§ Stored items
—————

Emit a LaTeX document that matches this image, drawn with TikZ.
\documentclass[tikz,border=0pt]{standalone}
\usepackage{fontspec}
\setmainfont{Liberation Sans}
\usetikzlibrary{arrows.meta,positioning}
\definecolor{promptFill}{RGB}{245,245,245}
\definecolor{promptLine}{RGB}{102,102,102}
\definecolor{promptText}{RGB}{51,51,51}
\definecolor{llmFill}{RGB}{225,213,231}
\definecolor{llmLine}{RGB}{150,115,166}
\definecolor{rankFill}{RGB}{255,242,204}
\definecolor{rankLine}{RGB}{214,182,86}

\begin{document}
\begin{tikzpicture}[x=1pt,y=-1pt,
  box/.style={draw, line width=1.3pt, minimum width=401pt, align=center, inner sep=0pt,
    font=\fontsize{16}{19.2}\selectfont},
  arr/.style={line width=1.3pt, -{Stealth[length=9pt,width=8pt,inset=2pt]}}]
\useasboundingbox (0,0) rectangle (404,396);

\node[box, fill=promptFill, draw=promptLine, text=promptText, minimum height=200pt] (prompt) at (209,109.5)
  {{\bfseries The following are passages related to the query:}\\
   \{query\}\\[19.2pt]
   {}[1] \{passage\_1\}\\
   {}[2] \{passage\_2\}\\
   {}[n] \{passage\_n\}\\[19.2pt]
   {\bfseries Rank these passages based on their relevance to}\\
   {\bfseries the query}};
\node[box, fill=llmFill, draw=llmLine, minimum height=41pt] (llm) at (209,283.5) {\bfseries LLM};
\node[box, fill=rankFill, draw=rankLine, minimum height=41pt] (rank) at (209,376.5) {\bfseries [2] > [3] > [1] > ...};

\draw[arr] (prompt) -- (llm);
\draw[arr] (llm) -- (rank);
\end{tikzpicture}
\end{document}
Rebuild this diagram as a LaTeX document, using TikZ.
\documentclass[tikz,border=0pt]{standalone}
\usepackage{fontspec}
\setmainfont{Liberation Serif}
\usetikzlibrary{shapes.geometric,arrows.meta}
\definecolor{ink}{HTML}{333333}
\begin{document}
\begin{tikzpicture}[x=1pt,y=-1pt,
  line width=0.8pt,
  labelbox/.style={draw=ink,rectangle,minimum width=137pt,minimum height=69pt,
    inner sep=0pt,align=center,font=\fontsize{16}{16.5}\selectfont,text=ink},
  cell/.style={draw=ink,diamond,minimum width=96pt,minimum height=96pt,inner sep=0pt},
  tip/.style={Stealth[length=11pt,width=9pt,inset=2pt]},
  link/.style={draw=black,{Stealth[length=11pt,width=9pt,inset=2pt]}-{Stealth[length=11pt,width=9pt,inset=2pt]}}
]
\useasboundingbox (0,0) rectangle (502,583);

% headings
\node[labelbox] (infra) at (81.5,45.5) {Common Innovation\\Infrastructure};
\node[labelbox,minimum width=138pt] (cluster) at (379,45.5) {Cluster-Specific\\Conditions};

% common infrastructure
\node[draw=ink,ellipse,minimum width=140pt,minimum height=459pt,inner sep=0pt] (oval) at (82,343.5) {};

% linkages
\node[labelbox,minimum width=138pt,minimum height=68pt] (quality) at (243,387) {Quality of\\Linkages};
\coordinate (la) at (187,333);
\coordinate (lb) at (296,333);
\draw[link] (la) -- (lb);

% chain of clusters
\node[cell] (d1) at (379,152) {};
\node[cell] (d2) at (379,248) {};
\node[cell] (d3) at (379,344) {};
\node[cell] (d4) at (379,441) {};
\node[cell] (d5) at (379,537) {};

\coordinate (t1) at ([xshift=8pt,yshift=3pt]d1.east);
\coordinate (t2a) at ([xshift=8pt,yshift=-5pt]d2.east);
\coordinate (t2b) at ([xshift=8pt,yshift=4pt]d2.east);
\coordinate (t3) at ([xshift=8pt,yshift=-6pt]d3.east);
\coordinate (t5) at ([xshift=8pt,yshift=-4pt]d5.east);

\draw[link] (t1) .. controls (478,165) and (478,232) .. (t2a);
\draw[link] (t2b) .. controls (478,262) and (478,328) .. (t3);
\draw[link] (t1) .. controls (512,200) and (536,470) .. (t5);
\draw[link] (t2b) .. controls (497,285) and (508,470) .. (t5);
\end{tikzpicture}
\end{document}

—————

§ Work to be completed
Extract the entries above verbatim.

§ Answer for the task
Emit a LaTeX document that matches this image, drawn with TikZ.
\documentclass[tikz,border=0pt]{standalone}
\usepackage{fontspec}
\setmainfont{Liberation Sans}
\usetikzlibrary{arrows.meta,positioning}
\definecolor{promptFill}{RGB}{245,245,245}
\definecolor{promptLine}{RGB}{102,102,102}
\definecolor{promptText}{RGB}{51,51,51}
\definecolor{llmFill}{RGB}{225,213,231}
\definecolor{llmLine}{RGB}{150,115,166}
\definecolor{rankFill}{RGB}{255,242,204}
\definecolor{rankLine}{RGB}{214,182,86}

\begin{document}
\begin{tikzpicture}[x=1pt,y=-1pt,
  box/.style={draw, line width=1.3pt, minimum width=401pt, align=center, inner sep=0pt,
    font=\fontsize{16}{19.2}\selectfont},
  arr/.style={line width=1.3pt, -{Stealth[length=9pt,width=8pt,inset=2pt]}}]
\useasboundingbox (0,0) rectangle (404,396);

\node[box, fill=promptFill, draw=promptLine, text=promptText, minimum height=200pt] (prompt) at (209,109.5)
  {{\bfseries The following are passages related to the query:}\\
   \{query\}\\[19.2pt]
   {}[1] \{passage\_1\}\\
   {}[2] \{passage\_2\}\\
   {}[n] \{passage\_n\}\\[19.2pt]
   {\bfseries Rank these passages based on their relevance to}\\
   {\bfseries the query}};
\node[box, fill=llmFill, draw=llmLine, minimum height=41pt] (llm) at (209,283.5) {\bfseries LLM};
\node[box, fill=rankFill, draw=rankLine, minimum height=41pt] (rank) at (209,376.5) {\bfseries [2] > [3] > [1] > ...};

\draw[arr] (prompt) -- (llm);
\draw[arr] (llm) -- (rank);
\end{tikzpicture}
\end{document}
Rebuild this diagram as a LaTeX document, using TikZ.
\documentclass[tikz,border=0pt]{standalone}
\usepackage{fontspec}
\setmainfont{Liberation Serif}
\usetikzlibrary{shapes.geometric,arrows.meta}
\definecolor{ink}{HTML}{333333}
\begin{document}
\begin{tikzpicture}[x=1pt,y=-1pt,
  line width=0.8pt,
  labelbox/.style={draw=ink,rectangle,minimum width=137pt,minimum height=69pt,
    inner sep=0pt,align=center,font=\fontsize{16}{16.5}\selectfont,text=ink},
  cell/.style={draw=ink,diamond,minimum width=96pt,minimum height=96pt,inner sep=0pt},
  tip/.style={Stealth[length=11pt,width=9pt,inset=2pt]},
  link/.style={draw=black,{Stealth[length=11pt,width=9pt,inset=2pt]}-{Stealth[length=11pt,width=9pt,inset=2pt]}}
]
\useasboundingbox (0,0) rectangle (502,583);

% headings
\node[labelbox] (infra) at (81.5,45.5) {Common Innovation\\Infrastructure};
\node[labelbox,minimum width=138pt] (cluster) at (379,45.5) {Cluster-Specific\\Conditions};

% common infrastructure
\node[draw=ink,ellipse,minimum width=140pt,minimum height=459pt,inner sep=0pt] (oval) at (82,343.5) {};

% linkages
\node[labelbox,minimum width=138pt,minimum height=68pt] (quality) at (243,387) {Quality of\\Linkages};
\coordinate (la) at (187,333);
\coordinate (lb) at (296,333);
\draw[link] (la) -- (lb);

% chain of clusters
\node[cell] (d1) at (379,152) {};
\node[cell] (d2) at (379,248) {};
\node[cell] (d3) at (379,344) {};
\node[cell] (d4) at (379,441) {};
\node[cell] (d5) at (379,537) {};

\coordinate (t1) at ([xshift=8pt,yshift=3pt]d1.east);
\coordinate (t2a) at ([xshift=8pt,yshift=-5pt]d2.east);
\coordinate (t2b) at ([xshift=8pt,yshift=4pt]d2.east);
\coordinate (t3) at ([xshift=8pt,yshift=-6pt]d3.east);
\coordinate (t5) at ([xshift=8pt,yshift=-4pt]d5.east);

\draw[link] (t1) .. controls (478,165) and (478,232) .. (t2a);
\draw[link] (t2b) .. controls (478,262) and (478,328) .. (t3);
\draw[link] (t1) .. controls (512,200) and (536,470) .. (t5);
\draw[link] (t2b) .. controls (497,285) and (508,470) .. (t5);
\end{tikzpicture}
\end{document}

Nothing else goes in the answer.